The legislature advanced language that would require each contract entered into by a public entity for the construction, alteration, improvement or maintenance of renewable energy system to “contain a provision that the iron and structural steel used or supplied in the performance of the contract, or that is permanently incorporated into the public work, be procured in whole or in part from an American source.” While this language seems to thematically follow the New York’s ‘Buy American Act’, it fails to set forth specific guardrails on what the provision must set forth. Solar and on-shore wind installations are required to submit a decommissioning plan for end-of-life management, including the removal of solar panels, panel racking, wind turbines or physical towers. Without further guidance concerning what the term “permanently incorporated” specifically means, it creates considerable uncertainty and risk of litigation which will undoubtedly cause developers to avoid investment in New York State. Particularly given the importance of jobs and economic development in this difficult time, developers seek greater uncertainty, not less.
Further, the Senate included language that provides the commissioner of the Department of Labor with discretion to wave the “Buy American” requirement in the event it is not in the public interest, would be cost prohibitive, or if needed materials are otherwise unavailable. The Assembly curiously did not include this provision, which is not only included in New York’s Buy American statute but also Buy American provisions enacted by other states and the federal government.

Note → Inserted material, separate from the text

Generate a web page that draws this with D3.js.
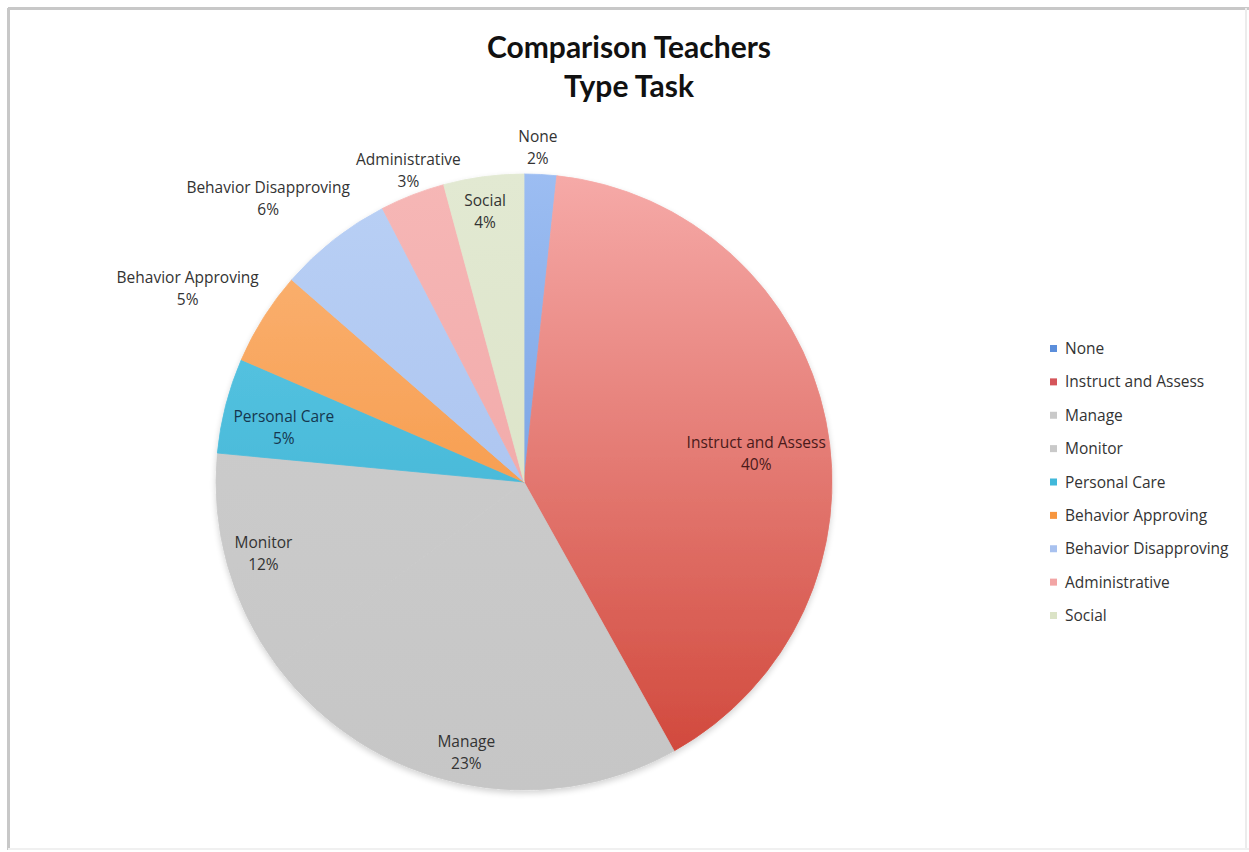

We remain strongly opposed to any legislation that would extend the state’s existing prevailing wage mandate for public works projects to private sector projects receiving state and/or local economic development assistance and measures that would force unionization, in likely violation of federal law, all driving up the cost of doing green business in New York. These measures are simply contrary to the state’s economic development objectives, adding significant additional costs and regulatory obligations to many projects that require assistance to move forward. This concern is particularly prescient for upstate, where many counties have seen flat economic growth for decades, leading to decreased tax revenue and hardship for local communities and school districts. Driving up project labor costs will hamper a wide range of investment and job creation opportunities, including those sponsored by for-profit businesses as well as non-profit service providers on which our communities rely.
The CLCPA created an opportunity for the State to be fertile ground for economic opportunities by being, as proponents routinely touted, first-in-the-nation to enact such sweeping climate policies. But before those opportunities can begin to be realized, state government is seeking to stymie development by tacking on policies that will immediately increase cost and likely drive away interest in investment. The advent of the green economy, if developed conscientiously and correctly, could be an economic boon for upstate economic revitalization, but these proposals would once again stymie meaningful recovery and development by imposing politically-driven policies at the worst possible time.
It is for the above reasons The Business Council strongly opposes the mandates proposed by the legislature in S.2506-B / A.3006-B Part AA.